There's nothing stopping instance owners from incorporating their own security measures into their infrastructure as they see fit, such as a reverse proxy with a modern web application firewall, solutions such as Cloudflare and the free captcha capabilities they offer, or a combination of those and/or various other protective measures. If you're hosting your own Lemmy instance and exposing it to the public, and you don't understand what would be involved in the above examples or have no idea where to start, then you probably shouldn't be hosting a public Lemmy instance in the first place.
It's generally not a good idea to rely primarily on security to be baked into application code and call it a day. I'm not up to date on this news and all of the nuances yet, I'll look into it after I've posted this, but what I said above holds true regardless.
The responsibility of security of any publicly hosted web application or service rests squarely on the owner of the instance. It's up to you to secure your infrastructure, and there are very good and accepted best practice ways of doing that outside of application code. Something like losing baked in captcha in a web application should come as no big deal to those who have the appropriate level of knowledge to responsibly host their instance.

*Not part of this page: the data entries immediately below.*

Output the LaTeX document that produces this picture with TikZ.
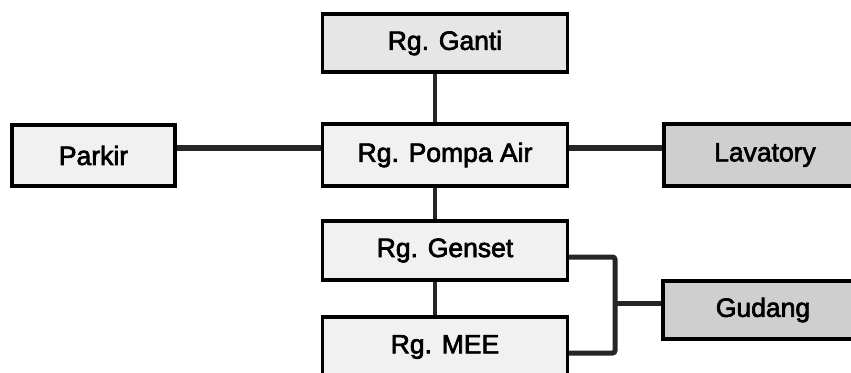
\documentclass[tikz,border=0pt]{standalone}
\usepackage{fontspec}
\setmainfont{Liberation Sans}
\newfontfamily\roomfont[FakeBold=2.5]{Liberation Sans}
\definecolor{lightbox}{HTML}{F1F1F1}
\definecolor{darkbox}{HTML}{CFCFCF}
\definecolor{gantibox}{HTML}{E6E6E6}
\begin{document}
\begin{tikzpicture}[x=1pt,y=-1pt,
  room/.style={draw=black,line width=3.2pt,fill=lightbox,inner sep=0pt,
    font=\roomfont\fontsize{26.5}{30}\selectfont,text=black},
  roomgray/.style={room,fill=darkbox},
  link/.style={draw=black!85,line width=5.6pt}]
\useasboundingbox (0,0) rectangle (851,372);
\node[room,fill=gantibox,minimum width=245pt,minimum height=58pt] (ganti) at (445,43) {Rg. Ganti};
\node[room,minimum width=245pt,minimum height=62pt] (pompa) at (445,155) {Rg. Pompa Air};
\node[room,minimum width=163pt,minimum height=61pt] (parkir) at (93.5,155.5) {Parkir};
\node[roomgray,minimum width=202pt,minimum height=62pt] (lavatory) at (765,155) {Lavatory};
\node[room,minimum width=245pt,minimum height=59pt] (genset) at (445,250.5) {Rg. Genset};
\node[room,minimum width=245pt,minimum height=60pt] (mee) at (445,347) {Rg. MEE};
\node[roomgray,minimum width=200pt,minimum height=58pt] (gudang) at (763,310) {Gudang};
\coordinate (vx) at (435,0);
\coordinate (hy) at (0,148);
\coordinate (bx) at (615,303);
\draw[link,line width=4.6pt] (ganti.south -| vx) -- (pompa.north -| vx);
\draw[link,line width=4.6pt] (pompa.south -| vx) -- (genset.north -| vx);
\draw[link,line width=4.6pt] (genset.south -| vx) -- (mee.north -| vx);
\draw[link] (parkir.east |- hy) -- (pompa.west |- hy);
\draw[link] (pompa.east |- hy) -- (lavatory.west |- hy);
\coordinate (gy) at (0,257);
\coordinate (my) at (0,353);
\draw[link,line width=5pt,rounded corners=2.5pt] (genset.east |- gy) -- (bx |- gy) -- (bx |- my) -- (mee.east |- my);
\draw[link,line width=5pt] (bx) -- (gudang.west |- bx);
\end{tikzpicture}
\end{document}
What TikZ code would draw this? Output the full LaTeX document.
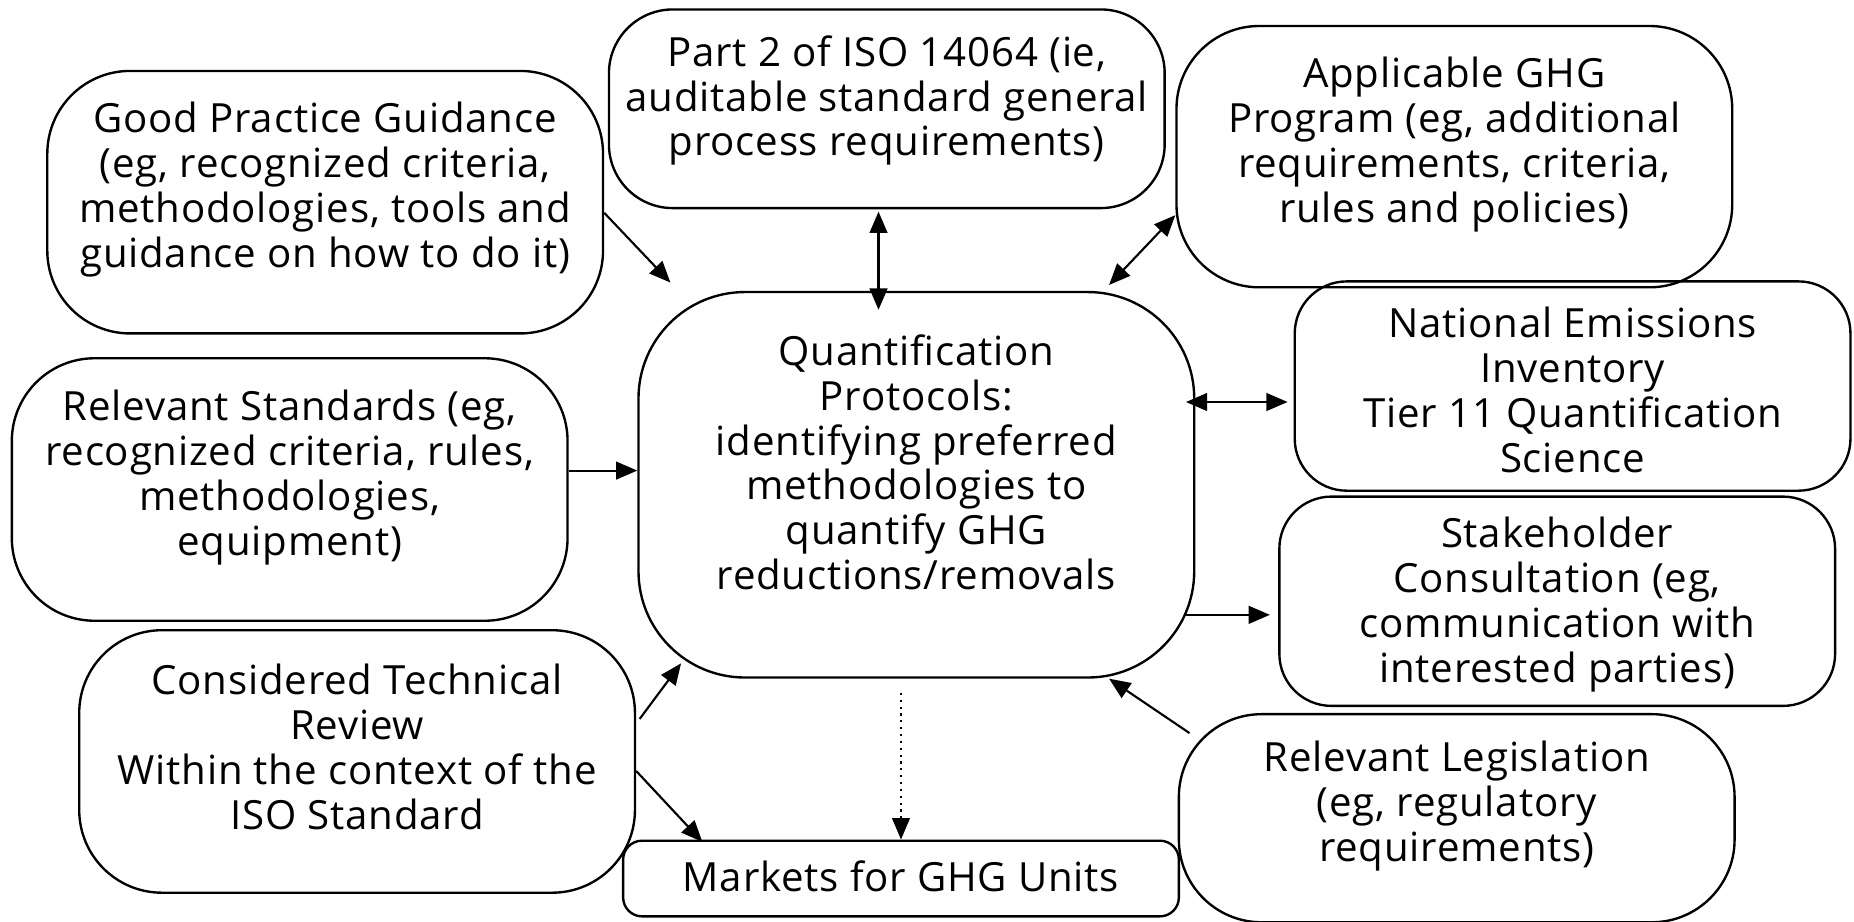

From what this seems to be about, it seems like a non-issue, unless you're someone who is relying on baked in security to cover for your lack of expertise in properly securing your instance and mitigating exploitation by bots yourself.
I'm not trying to demean anyone or sound holier than thou, but honestly, please don't rely on the devs for all of your security needs. There are ways to keep your instance secure that doesn't require their involvement, and that are best practice anyways. Please seek to educate yourself if this applies to you, and shore up the security of your own instances by way of the surrounding infrastructure.
I think that's a heck of a loaded assumption there that I'm relying on the Devs here
Cloudflare ✅ Strict Firewall Rules ✅ Hosting on an actual cloud provider rather than my home ✅ CSAM Scanner ✅
However, that's come with other tradeoffs in useability, speed, and fediration experience.
Just today I found that the OWASP managed rules in Cloudflare end up blocking certain functions of the site, sure I'll be adding an exception/rule for that, but it's not a straight forward task. Heck, the removal of websockets will require quite a few changes in my Cloudflare config.
Sure, someone truly concerned with security knows to do this, but that's definitely not going to be everyone, and now with the current spam situation we're turning individual instance problems into "everyone problems".
Hunh.
I just had a surge of user registrations on my instance.
All passed the captcha. All passed the email validation.
All, had a valid-sounding response.
I am curious to know if they are actual users, or.... if I just became the host of a spam instance. :-/
Doesn't appear to be an easy way to determine.
While I am glad that they listened to the community. Everyone seemed to forget that you do not have to upgrade to the latest version. If the risks outweigh the benefits it's perfectly fine to stay at the last working version. There is also the possibility of backports and manual restoration of Captchas to get the features you want out of the later versions if you have the development skillset to do so.